---------- PROVIDED DATA ----------
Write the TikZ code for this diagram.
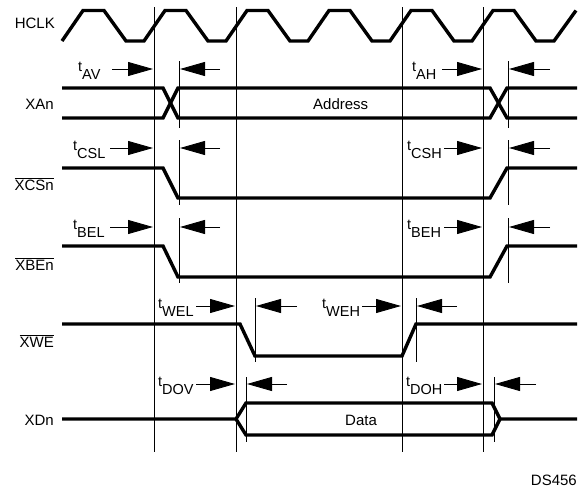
\documentclass[tikz,border=0pt]{standalone}
\usepackage{fontspec}
\setmainfont{Liberation Sans}
\usetikzlibrary{arrows.meta}
\newcommand{\tlab}[1]{t\raisebox{-8pt}{#1}}
\newcommand{\ovl}[1]{$\overline{\mbox{#1}}$}
\tikzset{
  sigline/.style={line width=3.4pt, line join=miter},
  guideline/.style={line width=0.8pt},
  markline/.style={line width=0.8pt},
  tarrow/.style={line width=0.9pt, -{Triangle[length=25pt,width=14pt]}},
  signame/.style={anchor=base east, inner sep=0pt, font=\fontsize{15}{17}\selectfont},
  tlabel/.style={anchor=base west, inner sep=0pt, font=\fontsize{14.5}{17}\selectfont},
  txtlabel/.style={anchor=base west, inner sep=0pt, font=\fontsize{15}{17}\selectfont}
}
\begin{document}
\begin{tikzpicture}[x=1pt,y=-1pt]
\useasboundingbox (0,0) rectangle (578,493);
\fill[white] (0,0) rectangle (578,493);

% signal names
\node[signame] (nclk) at (55,28) {HCLK};
\node[signame] (nxa) at (54,109) {XAn};
\node[signame] (nxcs) at (54,190) {\ovl{XCSn}};
\node[signame] (nxbe) at (54,270) {\ovl{XBEn}};
\node[signame] (nxwe) at (54,347) {\ovl{XWE}};
\node[signame] (nxd) at (54,425) {XDn};

% clock
\draw[sigline] (62,41)
  -- (83,10.5) -- (104,10.5) -- (126,41) -- (144,41)
  -- (165,10.5) -- (186,10.5) -- (208,41) -- (226,41)
  -- (247,10.5) -- (268,10.5) -- (290,41) -- (308,41)
  -- (329,10.5) -- (350,10.5) -- (372,41) -- (390,41)
  -- (411,10.5) -- (432,10.5) -- (454,41) -- (472,41)
  -- (493,10.5) -- (514,10.5) -- (536,41) -- (554,41)
  -- (576,10.5);

% guide lines
\foreach \gx/\gn in {154/ga,236/gb,402/gc,483/gd}{
  \coordinate (\gn t) at (\gx,7);
  \coordinate (\gn b) at (\gx,452);
  \draw[guideline] (\gn t) -- (\gn b);
}

% XAn
\draw[sigline] (62,88) -- (163,88) -- (178,118) -- (490,118) -- (507,88) -- (577,88);
\draw[sigline] (62,118) -- (163,118) -- (178,88) -- (490,88) -- (507,118) -- (577,118);
\node[txtlabel] (addr) at (313,109) {Address};

% XCSn
\draw[sigline] (62,168) -- (163,168) -- (178,198) -- (490,198) -- (507,168) -- (577,168);
% XBEn
\draw[sigline] (62,246) -- (163,246) -- (178,277) -- (490,277) -- (507,246) -- (577,246);
% XWE
\draw[sigline] (62,324) -- (240,324) -- (255,356) -- (402,356) -- (416,324) -- (577,324);
% XDn
\draw[sigline] (62,419) -- (236,419) -- (246,403) -- (492,403) -- (500,419) -- (577,419);
\draw[sigline] (236,419) -- (246,435) -- (492,435) -- (500,419);
\node[txtlabel] (data) at (345,425) {Data};

% marker lines
\draw[markline] (179,61) -- (179,128);
\draw[markline] (508,61) -- (508,128);
\draw[markline] (179,140) -- (179,205);
\draw[markline] (508,140) -- (508,205);
\draw[markline] (179,218) -- (179,283);
\draw[markline] (508,218) -- (508,283);
\draw[markline] (255,298) -- (255,362);
\draw[markline] (416,298) -- (416,362);
\draw[markline] (246,377) -- (246,442);
\draw[markline] (494,377) -- (494,442);

% timing labels and arrows
\node[tlabel] (tav) at (78,71) {\tlab{AV}};
\draw[tarrow] (112,69) -- (153,69);
\draw[tarrow] (220,69) -- (180,69);
\node[tlabel] (tah) at (412,71) {\tlab{AH}};
\draw[tarrow] (442,69) -- (482,69);
\draw[tarrow] (550,69) -- (509,69);

\node[tlabel] (tcsl) at (73,150) {\tlab{CSL}};
\draw[tarrow] (110,148) -- (153,148);
\draw[tarrow] (220,148) -- (180,148);
\node[tlabel] (tcsh) at (407,150) {\tlab{CSH}};
\draw[tarrow] (444,148) -- (482,148);
\draw[tarrow] (550,148) -- (509,148);

\node[tlabel] (tbel) at (73,229) {\tlab{BEL}};
\draw[tarrow] (110,227) -- (153,227);
\draw[tarrow] (220,227) -- (180,227);
\node[tlabel] (tbeh) at (407,229) {\tlab{BEH}};
\draw[tarrow] (444,227) -- (482,227);
\draw[tarrow] (550,227) -- (509,227);

\node[tlabel] (twel) at (158,308) {\tlab{WEL}};
\draw[tarrow] (196,306) -- (235,306);
\draw[tarrow] (297,306) -- (256,306);
\node[tlabel] (tweh) at (322,308) {\tlab{WEH}};
\draw[tarrow] (362,306) -- (401,306);
\draw[tarrow] (457,306) -- (417,306);

\node[tlabel] (tdov) at (158,386) {\tlab{DOV}};
\draw[tarrow] (196,384) -- (235,384);
\draw[tarrow] (287,384) -- (247,384);
\node[tlabel] (tdoh) at (406,386) {\tlab{DOH}};
\draw[tarrow] (444,384) -- (482,384);
\draw[tarrow] (536,384) -- (495,384);

\node[signame] (ds) at (577,485) {DS456};
\end{tikzpicture}
\end{document}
----------
## TASK OBJECTIVE
Set down the material exactly, every line of it, except for the pictures.

## FINISHED TASK
Write the TikZ code for this diagram.
\documentclass[tikz,border=0pt]{standalone}
\usepackage{fontspec}
\setmainfont{Liberation Sans}
\usetikzlibrary{arrows.meta}
\newcommand{\tlab}[1]{t\raisebox{-8pt}{#1}}
\newcommand{\ovl}[1]{$\overline{\mbox{#1}}$}
\tikzset{
  sigline/.style={line width=3.4pt, line join=miter},
  guideline/.style={line width=0.8pt},
  markline/.style={line width=0.8pt},
  tarrow/.style={line width=0.9pt, -{Triangle[length=25pt,width=14pt]}},
  signame/.style={anchor=base east, inner sep=0pt, font=\fontsize{15}{17}\selectfont},
  tlabel/.style={anchor=base west, inner sep=0pt, font=\fontsize{14.5}{17}\selectfont},
  txtlabel/.style={anchor=base west, inner sep=0pt, font=\fontsize{15}{17}\selectfont}
}
\begin{document}
\begin{tikzpicture}[x=1pt,y=-1pt]
\useasboundingbox (0,0) rectangle (578,493);
\fill[white] (0,0) rectangle (578,493);

% signal names
\node[signame] (nclk) at (55,28) {HCLK};
\node[signame] (nxa) at (54,109) {XAn};
\node[signame] (nxcs) at (54,190) {\ovl{XCSn}};
\node[signame] (nxbe) at (54,270) {\ovl{XBEn}};
\node[signame] (nxwe) at (54,347) {\ovl{XWE}};
\node[signame] (nxd) at (54,425) {XDn};

% clock
\draw[sigline] (62,41)
  -- (83,10.5) -- (104,10.5) -- (126,41) -- (144,41)
  -- (165,10.5) -- (186,10.5) -- (208,41) -- (226,41)
  -- (247,10.5) -- (268,10.5) -- (290,41) -- (308,41)
  -- (329,10.5) -- (350,10.5) -- (372,41) -- (390,41)
  -- (411,10.5) -- (432,10.5) -- (454,41) -- (472,41)
  -- (493,10.5) -- (514,10.5) -- (536,41) -- (554,41)
  -- (576,10.5);

% guide lines
\foreach \gx/\gn in {154/ga,236/gb,402/gc,483/gd}{
  \coordinate (\gn t) at (\gx,7);
  \coordinate (\gn b) at (\gx,452);
  \draw[guideline] (\gn t) -- (\gn b);
}

% XAn
\draw[sigline] (62,88) -- (163,88) -- (178,118) -- (490,118) -- (507,88) -- (577,88);
\draw[sigline] (62,118) -- (163,118) -- (178,88) -- (490,88) -- (507,118) -- (577,118);
\node[txtlabel] (addr) at (313,109) {Address};

% XCSn
\draw[sigline] (62,168) -- (163,168) -- (178,198) -- (490,198) -- (507,168) -- (577,168);
% XBEn
\draw[sigline] (62,246) -- (163,246) -- (178,277) -- (490,277) -- (507,246) -- (577,246);
% XWE
\draw[sigline] (62,324) -- (240,324) -- (255,356) -- (402,356) -- (416,324) -- (577,324);
% XDn
\draw[sigline] (62,419) -- (236,419) -- (246,403) -- (492,403) -- (500,419) -- (577,419);
\draw[sigline] (236,419) -- (246,435) -- (492,435) -- (500,419);
\node[txtlabel] (data) at (345,425) {Data};

% marker lines
\draw[markline] (179,61) -- (179,128);
\draw[markline] (508,61) -- (508,128);
\draw[markline] (179,140) -- (179,205);
\draw[markline] (508,140) -- (508,205);
\draw[markline] (179,218) -- (179,283);
\draw[markline] (508,218) -- (508,283);
\draw[markline] (255,298) -- (255,362);
\draw[markline] (416,298) -- (416,362);
\draw[markline] (246,377) -- (246,442);
\draw[markline] (494,377) -- (494,442);

% timing labels and arrows
\node[tlabel] (tav) at (78,71) {\tlab{AV}};
\draw[tarrow] (112,69) -- (153,69);
\draw[tarrow] (220,69) -- (180,69);
\node[tlabel] (tah) at (412,71) {\tlab{AH}};
\draw[tarrow] (442,69) -- (482,69);
\draw[tarrow] (550,69) -- (509,69);

\node[tlabel] (tcsl) at (73,150) {\tlab{CSL}};
\draw[tarrow] (110,148) -- (153,148);
\draw[tarrow] (220,148) -- (180,148);
\node[tlabel] (tcsh) at (407,150) {\tlab{CSH}};
\draw[tarrow] (444,148) -- (482,148);
\draw[tarrow] (550,148) -- (509,148);

\node[tlabel] (tbel) at (73,229) {\tlab{BEL}};
\draw[tarrow] (110,227) -- (153,227);
\draw[tarrow] (220,227) -- (180,227);
\node[tlabel] (tbeh) at (407,229) {\tlab{BEH}};
\draw[tarrow] (444,227) -- (482,227);
\draw[tarrow] (550,227) -- (509,227);

\node[tlabel] (twel) at (158,308) {\tlab{WEL}};
\draw[tarrow] (196,306) -- (235,306);
\draw[tarrow] (297,306) -- (256,306);
\node[tlabel] (tweh) at (322,308) {\tlab{WEH}};
\draw[tarrow] (362,306) -- (401,306);
\draw[tarrow] (457,306) -- (417,306);

\node[tlabel] (tdov) at (158,386) {\tlab{DOV}};
\draw[tarrow] (196,384) -- (235,384);
\draw[tarrow] (287,384) -- (247,384);
\node[tlabel] (tdoh) at (406,386) {\tlab{DOH}};
\draw[tarrow] (444,384) -- (482,384);
\draw[tarrow] (536,384) -- (495,384);

\node[signame] (ds) at (577,485) {DS456};
\end{tikzpicture}
\end{document}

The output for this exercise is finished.